12 Things You Didn't Know About The Evil Dead Movies
He's met his share of Deadites, but Ash has hung with Freddy, Jason, and Spider-Man too...
“Klaatu barada nikto” is the phrase that starts off all the trouble in the Evil Dead franchise. It's also lifted word-for-word from the classic 1951 science fiction film, The Day the Earth Stood Still. Sam Raimi's series of darkly comedic horror films are cult prospects for a reason, and dorky little in-jokes like that is just one explanation for their success.
Beginning with The Evil Dead in 1981, made on an incredibly low budget by Raimi and a group of mostly unknown actors – amongst them Bruce Campbell, who became a B-movie star thanks to his later collaborations with the director – and continuing with a slapstick sequel, medieval threequel and 2013 remake, the series has been summoned again.
Campbell's put-upon hero is going to be fighting the force of darkness again in Ash Vs Evil Dead, a TV series picking up the struggle against Deadites with just a boomstick and chainsaw hand. A trailer at Comic-Con 2015 was more than enough to get the franchise's obsessive fans hailing to the king once more, baby.
From those who watch the trilogy obsessively to the viewers who caught a bootlegged VHS of the original, banned film back in the eighties, there's a significant fan base for the Army Of Darkness out there. But even they may be ignorant to why there's multi-coloured blood in the second film, how different the third is in Japan, or when Ash met Spider-Man...
12. Evil Dead II Has Barely Any Red Blood
There are buckets of gore splattered across all the Evil Dead films, but the slapstick sequel might have the most viscera-per-minute. There's plenty of blood and guts in the original, but somehow – despite Evil Dead II nominally being a funnier, lighter riposte to its predecessor – the follow up lays on the Karo syrup even thicker.

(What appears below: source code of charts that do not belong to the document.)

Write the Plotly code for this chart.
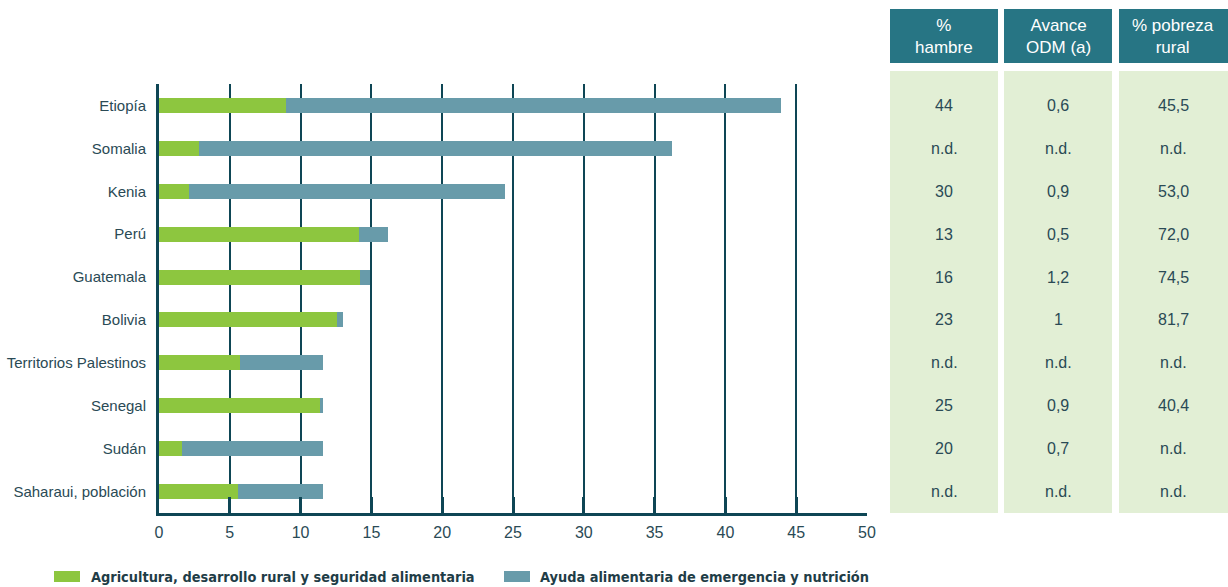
import plotly.graph_objects as go

countries = ["Etiopía", "Somalia", "Kenia", "Perú", "Guatemala", "Bolivia",
             "Territorios Palestinos", "Senegal", "Sudán", "Saharaui, población"]
agricultura = [9.0, 2.8, 2.1, 14.1, 14.2, 12.6, 5.7, 11.4, 1.6, 5.6]
ayuda = [34.9, 33.4, 22.3, 2.1, 0.7, 0.4, 5.9, 0.2, 10.0, 6.0]

hambre = ["44", "n.d.", "30", "13", "16", "23", "n.d.", "25", "20", "n.d."]
avance_odm = ["0,6", "n.d.", "0,9", "0,5", "1,2", "1", "n.d.", "0,9", "0,7", "n.d."]
pobreza_rural = ["45,5", "n.d.", "53,0", "72,0", "74,5", "81,7", "n.d.", "40,4", "n.d.", "n.d."]
table_headers = ["%<br>hambre", "Avance<br>ODM (a)", "% pobreza<br>rural"]
table_columns = [hambre, avance_odm, pobreza_rural]

series_names = ["Agricultura, desarrollo rural y seguridad alimentaria",
                "Ayuda alimentaria de emergencia y nutrición"]

GREEN = "#8DC63F"
TEAL = "#689BAA"
DARK = "#0E4655"
TEXT = "#2A4A55"
HEAD = "#277584"
BODY = "#E2EFD5"
FONT = "Liberation Sans, Arial, sans-serif"

W, H = 1228, 587
L, R, T, B = 159, 867, 84, 513


def px(x):
    return (x - L) / (R - L)


def py(y):
    return (B - y) / (B - T)


fig = go.Figure()
fig.add_trace(go.Bar(y=countries, x=agricultura, orientation="h", name=series_names[0],
                     marker=dict(color=GREEN, line=dict(width=0)), width=0.35))
fig.add_trace(go.Bar(y=countries, x=ayuda, orientation="h", name=series_names[1],
                     marker=dict(color=TEAL, line=dict(width=0)), width=0.35))

shapes = []
annotations = []

# Table
col_px = [(890, 998), (1004, 1112), (1119, 1228)]
for (x0, x1), head, col in zip(col_px, table_headers, table_columns):
    shapes.append(dict(type="rect", xref="paper", yref="paper", x0=px(x0), x1=px(x1),
                       y0=py(63), y1=py(9), fillcolor=HEAD, line=dict(width=0), layer="below"))
    shapes.append(dict(type="rect", xref="paper", yref="paper", x0=px(x0), x1=px(x1),
                       y0=py(513), y1=py(71), fillcolor=BODY, line=dict(width=0), layer="below"))
    cx = px((x0 + min(x1, 1227)) / 2)
    annotations.append(dict(xref="paper", yref="paper", x=cx, y=py(36), text=head,
                            showarrow=False, xanchor="center", yanchor="middle",
                            font=dict(family=FONT, size=17, color="white")))
    for c, v in zip(countries, col):
        annotations.append(dict(xref="paper", yref="y", x=cx, y=c, text=v, showarrow=False,
                                xanchor="center", yanchor="middle",
                                font=dict(family=FONT, size=16, color=TEXT)))

# Legend
leg = [(54, 80, 89, GREEN, series_names[0]), (504, 530, 538, TEAL, series_names[1])]
for x0, x1, xt, colr, name in leg:
    shapes.append(dict(type="rect", xref="paper", yref="paper", x0=px(x0), x1=px(x1),
                       y0=py(582), y1=py(571), fillcolor=colr, line=dict(width=0)))
    annotations.append(dict(xref="paper", yref="paper", x=px(xt), y=py(576.5), text="<b>" + name + "</b>",
                            showarrow=False, xanchor="left", yanchor="middle",
                            font=dict(family="Liberation Sans Narrow, DejaVu Sans Condensed, Arial Narrow, sans-serif",
                                      size=14.4, color="#1F3D47")))

fig.update_layout(
    barmode="stack",
    width=W, height=H,
    margin=dict(l=L, r=W - R, t=T, b=H - B, pad=0, autoexpand=False),
    plot_bgcolor="white", paper_bgcolor="white",
    showlegend=False,
    shapes=shapes,
    annotations=annotations,
    font=dict(family=FONT, color=TEXT),
)
fig.update_xaxes(range=[0, 50], dtick=5, tick0=0, showgrid=True, gridcolor=DARK, gridwidth=1.5,
                 showline=True, linecolor=DARK, linewidth=3, ticks="inside", ticklen=16,
                 tickwidth=3, tickcolor=DARK, zeroline=False, fixedrange=True, automargin=False,
                 ticklabelstandoff=3, tickfont=dict(size=16, color=TEXT))
fig.update_yaxes(type="category", range=[9.5, -0.5], showgrid=False, showline=True,
                 linecolor=DARK, linewidth=3, ticks="", ticklabelstandoff=7, automargin=False,
                 tickfont=dict(size=15, color=TEXT), fixedrange=True)

fig.write_html("out.html", config={"displayModeBar": False},
               post_script="document.body.style.margin='0';document.body.style.overflow='hidden';")
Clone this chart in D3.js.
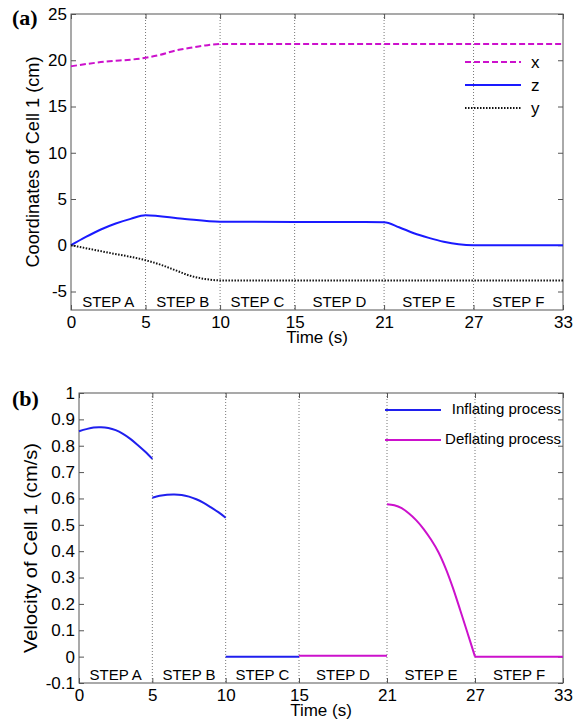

Here's the thing though: film censors don't smile all that fondly on that much claret being traumatically spurted over the screen. A lot of the success of the first Evil Dead was down to its notoriety, being branded a Video Nasty in the UK and all. But the second film was funded by the legit De Laurentiis Entertainment Group. They wanted a wide release.
So, Sam Raimi found an ingenious way of getting around this Motion Picture Association of America edict: barely any of the blood in the film is actually, well, blood-coloured. If you pay attention, you'll see Bruce Campbell slipping over in oily expulsions, green slime, and occasionally splattered with bright red blood; but nothing realistic-looking.